The audience for the documentary is not design and engineering professionals who are steeped in these issues and have a firm grasp on them. The video is intended for a general audience that may not have a thorough understanding of water issues. My seven year old daughter sat with me to watch it and surprisingly she lasted over an hour before getting bored. She seemed to take a lot of way from the portions she did watch. Some of the basics the video teaches people is what watersheds are, how we get our water, and what a combined sewer overflow is. As an entertaining tool for bringing the general public up to speed with the issues, the documentary is excellent. A complementary community outreach toolkit is provided on-line. This toolkit provides information on how to conduct public workshops in your city and facilitate discussions about water issues. In addition, the documentary is broken into chapters that address specific topics, allowing for groups to tailor it to specific needs within their community. However, I would highly recommended watching the entire 86 minutes. In context of the whole, the chapters are much stronger.
My only major disappointment was that green infrastructure was not addressed to any great depth.
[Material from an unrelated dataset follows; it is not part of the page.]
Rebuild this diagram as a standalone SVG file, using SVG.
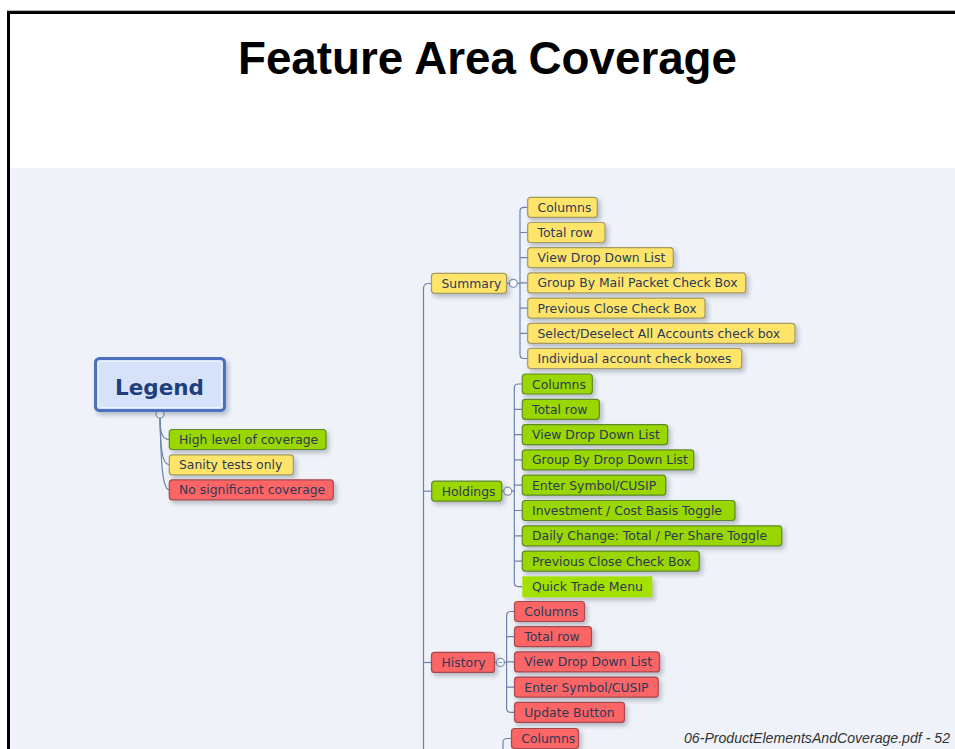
<svg xmlns="http://www.w3.org/2000/svg" width="955" height="749" viewBox="0 0 955 749">
  <defs>
    <filter id="sh" x="-10%" y="-30%" width="130%" height="180%">
      <feDropShadow dx="2.5" dy="3" stdDeviation="2" flood-color="#1a2a40" flood-opacity="0.28"/>
    </filter>
    <style>
      .title { font-family: "Liberation Sans", Arial, sans-serif; font-weight: bold; font-size: 46px; fill: #000; }
      .foot { font-family: "Liberation Sans", Arial, sans-serif; font-style: italic; font-size: 14px; fill: #333; }
      .n rect { rx: 3; ry: 3; stroke-width: 1.2; filter: url(#sh); }
      .n text { font-family: "DejaVu Sans", Verdana, sans-serif; font-size: 12.4px; fill: #2c3a58; }
      .y rect { fill: #fee56a; stroke: #a49a62; }
      .g rect { fill: #9ad600; stroke: #5e8a2a; }
      .r rect { fill: #fc6565; stroke: #a44a50; }
      .q rect { fill: #a4e000; stroke: none; rx: 0; ry: 0; }
      .c { fill: none; stroke: #6c84aa; stroke-width: 1.2; }
      .knob { fill: #fff; stroke: #7f93b5; stroke-width: 1.2; }
    </style>
  </defs>

  <!-- page -->
  <rect x="0" y="0" width="955" height="749" fill="#fff"/>
  <rect x="10" y="168" width="945" height="581" fill="#eff2f8"/>
  <path d="M8.5,749 V12.5 H955" fill="none" stroke="#000" stroke-width="3"/>
  <line x1="7" y1="10.6" x2="955" y2="10.6" stroke="#999" stroke-width="0.8"/>

  <text class="title" x="487.5" y="74" text-anchor="middle" textLength="499" lengthAdjust="spacingAndGlyphs">Feature Area Coverage</text>

  <!-- connectors -->
  <g id="connectors">
    <!-- legend -->
    <path class="c" d="M160,418 C160,430 161,439.5 169.3,439.5"/>
    <path class="c" d="M160,418 C160.5,445 161.5,464.8 169.3,464.8"/>
    <path class="c" d="M160,418 C161,460 162,489.8 169.3,489.8"/>
    <circle class="knob" cx="160" cy="414" r="4"/>

    <!-- main spine -->
    <path class="c" d="M431.5,283.5 H428.5 Q423.5,283.5 423.5,288.5 V749"/>
    <path class="c" d="M423.5,491.2 H431.7"/>
    <path class="c" d="M423.5,662.5 H431.5"/>

    <!-- summary branch -->
    <path class="c" d="M506.5,283.3 H509.3 M517.3,283.3 H520"/>
    <path class="c" d="M527.7,207.3 H524 Q520,207.3 520,211.3 V354.5 Q520,358.5 524,358.5 H527.7"/>
    <path class="c" d="M520,232.5 H527.7 M520,257.7 H527.7 M520,282.9 H527.7 M520,308.1 H527.7 M520,333.3 H527.7"/>
    <circle class="knob" cx="513.3" cy="283.3" r="4"/>

    <!-- holdings branch -->
    <path class="c" d="M501.7,491.2 H503.7 M511.7,491.2 H514.3"/>
    <path class="c" d="M522.3,384 H518.3 Q514.3,384 514.3,388 V582.6 Q514.3,586.6 518.3,586.6 H522.3"/>
    <path class="c" d="M514.3,409.3 H522.3 M514.3,434.6 H522.3 M514.3,459.9 H522.3 M514.3,485.2 H522.3 M514.3,510.5 H522.3 M514.3,535.8 H522.3 M514.3,561.1 H522.3"/>
    <circle class="knob" cx="507.7" cy="491.2" r="4"/>

    <!-- history branch -->
    <path class="c" d="M494.5,662.4 H496.4 M504.4,662.4 H506.6"/>
    <path class="c" d="M514.5,611.5 H510.6 Q506.6,611.5 506.6,615.5 V708.3 Q506.6,712.3 510.6,712.3 H514.5"/>
    <path class="c" d="M506.6,636.7 H514.5 M506.6,661.9 H514.5 M506.6,687.1 H514.5"/>
    <circle class="knob" cx="500.4" cy="662.4" r="4"/>
    <path d="M498.4,662.4 H502.4" stroke="#7f93b5" stroke-width="1"/>

    <!-- next branch -->
    <path class="c" d="M511.5,738.5 H507 Q503,738.5 503,742.5 V749"/>
  </g>

  <!-- legend -->
  <g id="legend">
    <rect x="95.5" y="358.5" width="129" height="52" rx="4" ry="4" fill="#d5e2fa" stroke="#4c6fc0" stroke-width="3" filter="url(#sh)"/>
    <rect x="98.5" y="361.5" width="123" height="46" rx="2" ry="2" fill="none" stroke="#eef3fd" stroke-width="1"/>
    <text x="159.5" y="395" text-anchor="middle" font-family="DejaVu Sans, Verdana, sans-serif" font-weight="bold" font-size="21.5px" fill="#1f3f7c">Legend</text>
  </g>
  <g id="legend-high" class="n g"><rect x="169.3" y="429.5" width="156.7" height="20"/><text x="179" y="444">High level of coverage</text></g>
  <g id="legend-sanity" class="n y"><rect x="169.3" y="454.8" width="124" height="20"/><text x="179" y="469.3">Sanity tests only</text></g>
  <g id="legend-none" class="n r"><rect x="169.3" y="479.8" width="164" height="20"/><text x="179" y="494.3">No significant coverage</text></g>

  <!-- summary -->
  <g id="summary" class="n y"><rect x="431.5" y="273.3" width="75" height="20"/><text x="441.5" y="287.8">Summary</text></g>
  <g id="summary-columns" class="n y"><rect x="527.7" y="197.3" width="69.6" height="20"/><text x="537.5" y="211.8">Columns</text></g>
  <g id="summary-total" class="n y"><rect x="527.7" y="222.5" width="77.3" height="20"/><text x="537.5" y="237">Total row</text></g>
  <g id="summary-view" class="n y"><rect x="527.7" y="247.7" width="145.6" height="20"/><text x="537.5" y="262.2">View Drop Down List</text></g>
  <g id="summary-group" class="n y"><rect x="527.7" y="272.9" width="218" height="20"/><text x="537.5" y="287.4">Group By Mail Packet Check Box</text></g>
  <g id="summary-prevclose" class="n y"><rect x="527.7" y="298.1" width="177.3" height="20"/><text x="537.5" y="312.6">Previous Close Check Box</text></g>
  <g id="summary-selectall" class="n y"><rect x="527.7" y="323.3" width="267.3" height="20"/><text x="537.5" y="337.8">Select/Deselect All Accounts check box</text></g>
  <g id="summary-individual" class="n y"><rect x="527.7" y="348.5" width="214" height="20"/><text x="537.5" y="363">Individual account check boxes</text></g>

  <!-- holdings -->
  <g id="holdings" class="n g"><rect x="431.7" y="481.2" width="70" height="20"/><text x="441.7" y="495.7">Holdings</text></g>
  <g id="holdings-columns" class="n g"><rect x="522.3" y="374" width="70" height="20"/><text x="532" y="388.5">Columns</text></g>
  <g id="holdings-total" class="n g"><rect x="522.3" y="399.3" width="77" height="20"/><text x="532" y="413.8">Total row</text></g>
  <g id="holdings-view" class="n g"><rect x="522.3" y="424.6" width="145.4" height="20"/><text x="532" y="439.1">View Drop Down List</text></g>
  <g id="holdings-group" class="n g"><rect x="522.3" y="449.9" width="171.4" height="20"/><text x="532" y="464.4">Group By Drop Down List</text></g>
  <g id="holdings-symbol" class="n g"><rect x="522.3" y="475.2" width="143.4" height="20"/><text x="532" y="489.7">Enter Symbol/CUSIP</text></g>
  <g id="holdings-investment" class="n g"><rect x="522.3" y="500.5" width="212.7" height="20"/><text x="532" y="515">Investment / Cost Basis Toggle</text></g>
  <g id="holdings-daily" class="n g"><rect x="522.3" y="525.8" width="259.4" height="20"/><text x="532" y="540.3">Daily Change: Total / Per Share Toggle</text></g>
  <g id="holdings-prevclose" class="n g"><rect x="522.3" y="551.1" width="177" height="20"/><text x="532" y="565.6">Previous Close Check Box</text></g>
  <g id="holdings-quicktrade" class="n q"><rect x="522.3" y="576.4" width="130" height="21"/><text x="532" y="591.4">Quick Trade Menu</text></g>

  <!-- history -->
  <g id="history" class="n r"><rect x="431.5" y="652.4" width="63" height="20"/><text x="441.5" y="666.9">History</text></g>
  <g id="history-columns" class="n r"><rect x="514.5" y="601.5" width="70" height="20"/><text x="524.3" y="616">Columns</text></g>
  <g id="history-total" class="n r"><rect x="514.5" y="626.7" width="77" height="20"/><text x="524.3" y="641.2">Total row</text></g>
  <g id="history-view" class="n r"><rect x="514.5" y="651.9" width="145" height="20"/><text x="524.3" y="666.4">View Drop Down List</text></g>
  <g id="history-symbol" class="n r"><rect x="514.5" y="677.1" width="143.7" height="20"/><text x="524.3" y="691.6">Enter Symbol/CUSIP</text></g>
  <g id="history-update" class="n r"><rect x="514.5" y="702.3" width="110" height="20"/><text x="524.3" y="716.8">Update Button</text></g>

  <!-- next branch, continues below the page edge -->
  <g id="next-columns" class="n r"><rect x="511.5" y="728.5" width="67" height="20"/><text x="521.3" y="743">Columns</text></g>

  <text class="foot" x="684" y="743" textLength="266" lengthAdjust="spacingAndGlyphs">06-ProductElementsAndCoverage.pdf - 52</text>
</svg>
The Pittsburgh segment touched on it. The work of the Nine Mile Run Watershed Association was highlighted and concentrated on the Nine Mile Run Restoration. During this segment, there was some mention about street planting and rain barrels. Liquid Assets does however illustrate the issues green infrastructure can address within these troubled systems. This includes combined sewer overflows, protection of water sources, and non-point source water pollution.
Overall the video is a high quality documentary that can spur great discussions about the past, present, and future of our water system.